We know they are different but the vexed question - with controversy inbuilt - is 'Do WAVs and FLACs sound different?'
The moment we move the discussion to 'do they measure differently?', we're into a whole other domain of trouble. Who's measurements? Which measurements? Where? How? With what equipment?
Especially when seeking something as subtle as this gremlin, the devil is really in the detail. A half-assed attempt at it is worse than none at all because it generates spurious, but authentic-looking, data. If issues like this could be settled with commonly available techniques, all such debates wouldn't everywhere rumble on. I would be quite surprised if all these different boxes turned out to be as identical as the measurements suggest.
With lenses, there's a similar issue: on one level, a lens is simple: all it does is bend light: it comes in one end and exits the other. What's the fuss? But there is inevitable transmission loss, expressed as Modulated Transfer Function.
Manufacturers publish MTF charts that appear to be a complete description of how that lens resolves. But . . . each manufacturer has a slightly different methodology and way of communicating the results, so it's not possible to compare a Nikon lens with a Canon one exactly. Two or three different frequencies are sampled, leaving crucial gaps unmeasured. Then, there are question marks over sample variation: the test results are only valid for that lens: the one you buy will almost certainly not give exactly the same performance.

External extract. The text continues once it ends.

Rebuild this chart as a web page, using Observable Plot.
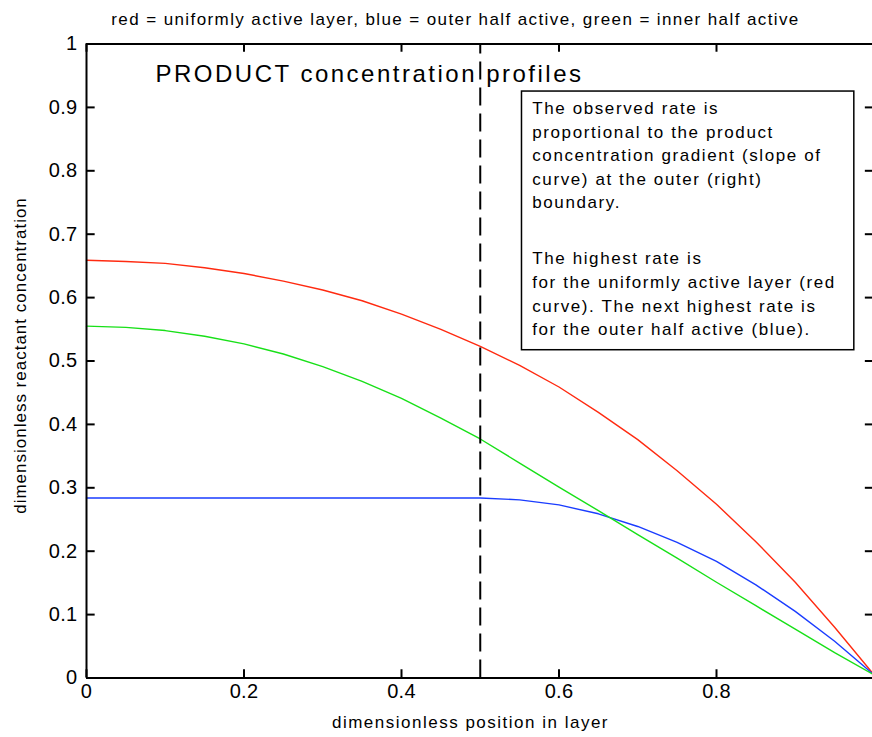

And anyway, how exactly does that squiggly line on the chart translate to actual performance? The MTF data is absolutely truthful within a tiny band of usefulness.
Other losses are measured: geometric distortion and various types of chromatic aberration are mapped very precisely, though of course with slightly incompatible measurement systems, and rarely full spectrum. With all this data, do we finally know how the lens draws a picture? No.
Because the eye/brain is sensitive to all kinds of crucial stuff they don't, won't or can't measure: rendition of defocused areas, and the transition between focus and defocused zones is critical to the 'look' of the image. Not measured. Microcontrast and macrocontrast behaviour isn't usually evident from the published data. Different lenses have different depth of field effects at the same aperture. They are differently prone to flare and ghosting: again, no measurements available. Each lens renders colours differently but again you don't find measurements for that. There may be further 'intangibles' that comprise the 'signature' or 'character' of a lens even less susceptible to description or reductive analysis.
The bottom line is you just shoot with it and check the results.
Fortunately, the results can be digitally captured 'asynchronously' and examined at leisure. Here's the final rub, though: the inspection of the lens is limited by the resolution and characteristics of the imaging system. In audio equivalence, the ear/brain is an entirely different kind of 'imager' to an ADC, and the 'experience' can't be recorded with a PET scanner and better interpretative neurology than we currently have.
Fascinating though the attempt is, there may always be a gap between what is commonly measured and what we hear. Our mind may or may not prove to be an unreliable witness.
The problem with mechanical measurements is the noise floor - what's +N? - the scope and quality of measurements made, and interpretation of the data. The problem with listening is 'reporting' and our gullibility. Nothing's perfect.